On Friday, the West Bengal Heritage Commission (WBHC) unveiled two blue plaques — in Bengali and English — at Bichali Ghat in Metiabruz to denote the place where the nawab embarked. The event was attended by descendants of the nawab, the city’s heritage enthusiasts and officials of WBHC. Basudeb Mallick, officer-on-special-duty with WBHC, explained the significance of the blue plaque. “Nawab Wajid Ali Shah disembarked here on May 13, 1856. This installation was a move by Purono Kolkatar Galpo (PKG), a group of heritage enthusiasts who insisted on adding cultural and historical texts to places of historical importance in the city,” said Mallick.
On May 13, 1856, the last nawab of Awadh reached Bichali Ghat after losing his estate and wealth to British conspiracy. He was greeted with a 21 gun salute and given an annual pension of Rs 12 lakh. He first resided at BNR House and, during the Sepoy Mutiny, he was kept under watch in Fort William. “After his release, the nawab did not want to return to Lucknow and started giving Mertiabruz some sense and flavour of the Lucknow he had left behind,” said Jayanta Sen of PKG.
Swarnali Chattopadhyay of PKG said, “During numerous heritage walks, we found that there was no marker to point out the arrival of the nawab who added so much value to the cultural, culinary and literary ethos of the city.

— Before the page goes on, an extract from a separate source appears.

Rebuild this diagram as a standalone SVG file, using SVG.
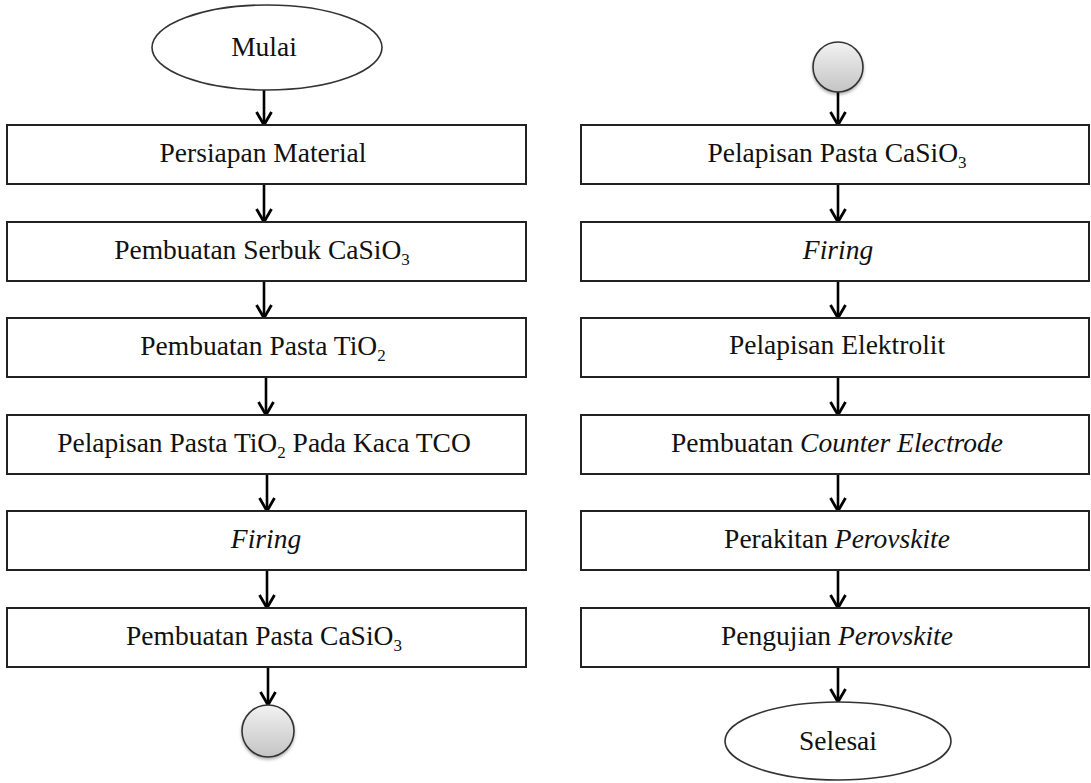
<svg xmlns="http://www.w3.org/2000/svg" width="1091" height="783" viewBox="0 0 1091 783">
<style>
.box{fill:#fff;stroke:#222;stroke-width:2}
.term{fill:#fff;stroke:#333;stroke-width:1.6}
.conn{fill:url(#cg);stroke:#333;stroke-width:1.6}
.t{font-family:'Liberation Serif','Times New Roman',serif;font-size:27.5px;fill:#111;text-anchor:middle}
.i{font-style:italic}
.sub{font-size:17px}
.edge{fill:none;stroke:#000;stroke-width:2.6}
</style>
<defs>
<linearGradient id="cg" x1="0" y1="0" x2="0" y2="1">
<stop offset="0" stop-color="#f2f2f2"/>
<stop offset="1" stop-color="#c4c4c4"/>
</linearGradient>
<filter id="sh" x="-30%" y="-30%" width="160%" height="170%">
<feDropShadow dx="0" dy="2" stdDeviation="1.5" flood-color="#000" flood-opacity="0.3"/>
</filter>
<marker id="ah" viewBox="0 0 18 18" refX="15" refY="9" markerWidth="18" markerHeight="18" orient="auto" markerUnits="userSpaceOnUse">
<path d="M2,1.5 L15,9 L2,16.5" fill="none" stroke="#000" stroke-width="2.8"/>
</marker>
</defs>

<g id="connectors">
<path class="edge" marker-end="url(#ah)" d="M264,90 V125"/>
<path class="edge" marker-end="url(#ah)" d="M264,184 V222"/>
<path class="edge" marker-end="url(#ah)" d="M264,281 V318"/>
<path class="edge" marker-end="url(#ah)" d="M266,377 V415"/>
<path class="edge" marker-end="url(#ah)" d="M267,474 V511"/>
<path class="edge" marker-end="url(#ah)" d="M267,570 V608"/>
<path class="edge" marker-end="url(#ah)" d="M268,667 V705"/>
<path class="edge" marker-end="url(#ah)" d="M838,92 V125"/>
<path class="edge" marker-end="url(#ah)" d="M838,184 V222"/>
<path class="edge" marker-end="url(#ah)" d="M838,281 V318"/>
<path class="edge" marker-end="url(#ah)" d="M838,377 V415"/>
<path class="edge" marker-end="url(#ah)" d="M838,474 V511"/>
<path class="edge" marker-end="url(#ah)" d="M838,570 V608"/>
<path class="edge" marker-end="url(#ah)" d="M838,667 V702"/>
</g>

<g id="mulai">
<ellipse class="term" cx="267" cy="47.5" rx="115" ry="42.5"/>
<text class="t" x="264" y="56">Mulai</text>
</g>
<g id="persiapan-material">
<rect class="box" x="7" y="125" width="519" height="59"/>
<text class="t" x="263" y="162">Persiapan Material</text>
</g>
<g id="serbuk-casio3">
<rect class="box" x="7" y="222" width="519" height="59"/>
<text class="t" x="262" y="259">Pembuatan Serbuk CaSiO<tspan class="sub" dy="6">3</tspan></text>
</g>
<g id="pasta-tio2">
<rect class="box" x="7" y="318" width="519" height="59"/>
<text class="t" x="263" y="355">Pembuatan Pasta TiO<tspan class="sub" dy="6">2</tspan></text>
</g>
<g id="pelapisan-tio2">
<rect class="box" x="7" y="415" width="519" height="59"/>
<text class="t" x="264" y="452">Pelapisan Pasta TiO<tspan class="sub" dy="6">2</tspan><tspan dy="-6"> Pada Kaca TCO</tspan></text>
</g>
<g id="firing-1">
<rect class="box" x="7" y="511" width="519" height="59"/>
<text class="t i" x="266" y="548">Firing</text>
</g>
<g id="pasta-casio3">
<rect class="box" x="7" y="608" width="519" height="59"/>
<text class="t" x="264" y="645">Pembuatan Pasta CaSiO<tspan class="sub" dy="6">3</tspan></text>
</g>
<g id="connector-a-out">
<circle class="conn" filter="url(#sh)" cx="268" cy="731" r="26"/>
</g>

<g id="connector-a-in">
<circle class="conn" filter="url(#sh)" cx="838" cy="67" r="25"/>
</g>
<g id="pelapisan-casio3">
<rect class="box" x="581" y="125" width="508" height="59"/>
<text class="t" x="837" y="162">Pelapisan Pasta CaSiO<tspan class="sub" dy="6">3</tspan></text>
</g>
<g id="firing-2">
<rect class="box" x="581" y="222" width="508" height="59"/>
<text class="t i" x="838" y="259">Firing</text>
</g>
<g id="pelapisan-elektrolit">
<rect class="box" x="581" y="318" width="508" height="59"/>
<text class="t" x="837" y="354">Pelapisan Elektrolit</text>
</g>
<g id="counter-electrode">
<rect class="box" x="581" y="415" width="508" height="59"/>
<text class="t" x="837" y="452">Pembuatan <tspan class="i">Counter Electrode</tspan></text>
</g>
<g id="perakitan">
<rect class="box" x="581" y="511" width="508" height="59"/>
<text class="t" x="837" y="548">Perakitan <tspan class="i">Perovskite</tspan></text>
</g>
<g id="pengujian">
<rect class="box" x="581" y="608" width="508" height="59"/>
<text class="t" x="837" y="645">Pengujian <tspan class="i">Perovskite</tspan></text>
</g>
<g id="selesai">
<ellipse class="term" cx="838" cy="741" rx="113" ry="39"/>
<text class="t" x="838" y="750">Selesai</text>
</g>
</svg>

This is why we approached the heritage commission to put up a marker to remind daily commuters about the the history of the place.”
Shahenshah Mirza, the nawab’s great great grandson, thanked the heritage commission for taking the initiative. “It is an important beginning. Many of the heritage structures associated with Wajid Ali Shah do not exist any more. But if markers are put up, our progeny can recognize the places and know the history of the city-within-a-city — the Chhoti Lucknow.”
After the informal function, the attendees went to Sibtainabad Imambara, which was built by the nawab.